Published on March 30th, 1995 | by Gerry Galipault0
Suddenly, Tammy! gets there from here
Beth Sorrentino, lead singer of Lancaster, Pa.-based alternative-pop band Suddenly, Tammy!, isn’t asking for much.
She’s not dreaming of a No. 1 album, arena shows or a headlining slot on Lollapalooza.
Her objective is much more … let’s say adolescent.
“My goal is to make the jukebox at Pizza Hut and then I can sleep easy,” a half-serious Sorrentino said recently from Warner Bros. Records’ headquarters in New York to promote the trio’s big-label debut album, “(We Get There When We Do).”
“When I was a kid, you got five songs for 50 cents and those five songs were always my favorite songs. If some 12-year-old kid walked into Pizza Hut, like after a roller-skating party, and picked ‘Hard Lesson,’ that would be so excellent.”
Indeed. “Hard Lesson” is the exuberant leadoff-single, bursting with potential pop appeal (you would swear Sorrentino was Jane Wiedlin’s vocal twin). That and the other tracks have such an amiable, garage-pop spirit, it’s barely noticeable that Suddenly, Tammy! is not-so-suddenly guitarless.
For Sorrentino (piano) and her brother, Jay (drums), and Ken Heitmuller (bass), adding a guitar to the fold just wasn’t in the picture.

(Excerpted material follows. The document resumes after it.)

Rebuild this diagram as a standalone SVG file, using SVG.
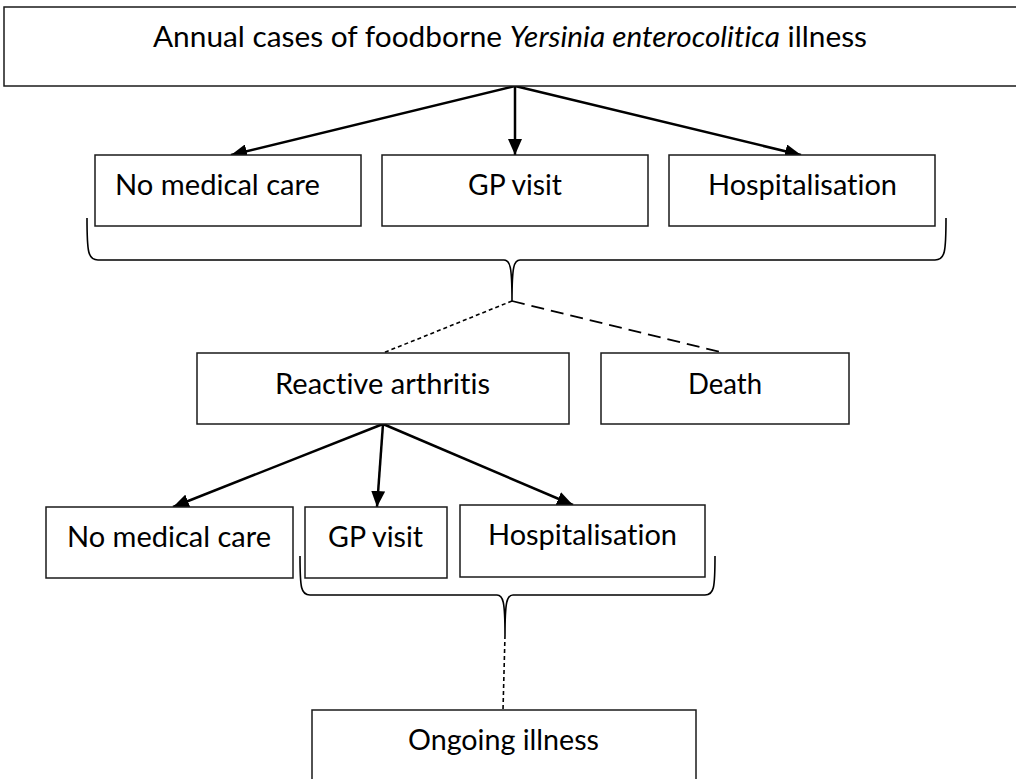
<svg xmlns="http://www.w3.org/2000/svg" width="1016" height="779" viewBox="0 0 1016 779">
  <style>
    .box { fill: #ffffff; stroke: #1a1a1a; stroke-width: 1.5; }
    .lbl { font-family: Lato, "Open Sans", "Liberation Sans", sans-serif; font-size: 28px; fill: #000000; font-variant-ligatures: none; font-feature-settings: "liga" 0, "clig" 0, "dlig" 0; }
    .arrow { fill: none; stroke: #000000; stroke-width: 2.5; marker-end: url(#head); }
    .brace { fill: none; stroke: #000000; stroke-width: 1.6; }
    .dot { fill: none; stroke: #000000; stroke-width: 1.6; stroke-dasharray: 4 3; }
    .dash { fill: none; stroke: #000000; stroke-width: 1.8; stroke-dasharray: 13 7; }
  </style>
  <defs>
    <marker id="head" viewBox="0 0 16 14" refX="16" refY="7" markerWidth="16" markerHeight="14" markerUnits="userSpaceOnUse" orient="auto">
      <path d="M0,0 L16,7 L0,14 Z" fill="#000000"/>
    </marker>
  </defs>
  <rect width="1016" height="779" fill="#ffffff"/>

  <!-- connectors -->
  <g id="connectors">
    <line class="arrow" x1="515" y1="86" x2="231" y2="155"/>
    <line class="arrow" x1="515" y1="86" x2="515" y2="155"/>
    <line class="arrow" x1="515" y1="86" x2="801" y2="155"/>
    <path class="brace" d="M87,218 C87,252 88,260 98,260 L504,260 C510,260 512,266 512,301 C512,266 514,260 520,260 L935,260 C945,260 946,252 946,218"/>
    <line class="dot" x1="512" y1="301" x2="383" y2="353"/>
    <line class="dash" x1="512" y1="301" x2="724" y2="353"/>
    <line class="arrow" x1="383" y1="424" x2="173" y2="507"/>
    <line class="arrow" x1="383" y1="424" x2="377" y2="507"/>
    <line class="arrow" x1="383" y1="424" x2="573" y2="505"/>
    <path class="brace" d="M300,556 C300,588 301,595 310,595 L497,595 C503,595 505,601 505,635 C505,601 507,595 513,595 L705,595 C714,595 715,588 715,556"/>
    <line class="dot" x1="505" y1="635" x2="503" y2="710"/>
  </g>

  <!-- nodes -->
  <g id="annual-cases">
    <rect class="box" x="4" y="7" width="1030" height="79"/>
    <text class="lbl" x="510" y="47" text-anchor="middle" textLength="714" lengthAdjust="spacingAndGlyphs">Annual cases of foodborne <tspan font-style="italic">Yersinia enterocolitica</tspan> illness</text>
  </g>
  <g id="no-care-1">
    <rect class="box" x="95" y="155" width="266" height="71"/>
    <text class="lbl" x="217.5" y="195" text-anchor="middle" textLength="205" lengthAdjust="spacingAndGlyphs">No medical care</text>
  </g>
  <g id="gp-1">
    <rect class="box" x="382" y="155" width="266" height="71"/>
    <text class="lbl" x="515" y="195" text-anchor="middle" textLength="94" lengthAdjust="spacingAndGlyphs">GP visit</text>
  </g>
  <g id="hosp-1">
    <rect class="box" x="669" y="155" width="266" height="71"/>
    <text class="lbl" x="802.5" y="195" text-anchor="middle" textLength="189" lengthAdjust="spacingAndGlyphs">Hospitalisation</text>
  </g>
  <g id="reactive-arthritis">
    <rect class="box" x="197" y="353" width="372" height="71"/>
    <text class="lbl" x="382.5" y="394" text-anchor="middle" textLength="215" lengthAdjust="spacingAndGlyphs">Reactive arthritis</text>
  </g>
  <g id="death">
    <rect class="box" x="601" y="353" width="248" height="71"/>
    <text class="lbl" x="725" y="394" text-anchor="middle" textLength="74" lengthAdjust="spacingAndGlyphs">Death</text>
  </g>
  <g id="no-care-2">
    <rect class="box" x="46" y="507" width="247" height="71"/>
    <text class="lbl" x="169" y="547" text-anchor="middle" textLength="204" lengthAdjust="spacingAndGlyphs">No medical care</text>
  </g>
  <g id="gp-2">
    <rect class="box" x="305" y="507" width="142" height="71"/>
    <text class="lbl" x="375.5" y="547" text-anchor="middle" textLength="95" lengthAdjust="spacingAndGlyphs">GP visit</text>
  </g>
  <g id="hosp-2">
    <rect class="box" x="460" y="505" width="245" height="72"/>
    <text class="lbl" x="582.5" y="545" text-anchor="middle" textLength="189" lengthAdjust="spacingAndGlyphs">Hospitalisation</text>
  </g>
  <g id="ongoing-illness">
    <rect class="box" x="312" y="710" width="384" height="80"/>
    <text class="lbl" x="503.5" y="750" text-anchor="middle" textLength="191" lengthAdjust="spacingAndGlyphs">Ongoing illness</text>
  </g>
</svg>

“We didn’t need it,” Sorrentino said. “We thought we had enough, and we also knew that it’d be a challenge just to get the most out of our instruments that we play, as opposed to not playing a lot and adding more instruments. It’s also more manageable; I mean, three people is definitely more manageable than four or five.”
With influences ranging from Ray Charles to Bugs Bunny, Suddenly, Tammy! – the name is an offbeat tribute to Tammy Faye Bakker – carved its own niche with a four-song demo that attracted interest from the majors. A few summers ago, they landed an opening spot on Suede’s tour and Warner swooped in. “(We Get There When We Do),” recorded at Bearsville Studios (N.Y.), was produced by Warne Livesey, who has worked with Midnight Oil, Julian Cope and the The.
Sorrentino’s greatest fear is that her bandmates will get lost in the shuffle.
“We’re a band,” she said. “It’s not a female vocalist backed up by a rhythm section. That’s the thing I’m trying to avoid the most, people thinking that I’m a girl singer like other girl singers out there, that I have some womanly perspective.
“It’s definitely a fusion of three people, and we all play equal parts in the band. That’s not the impression most people get, I’m afraid.”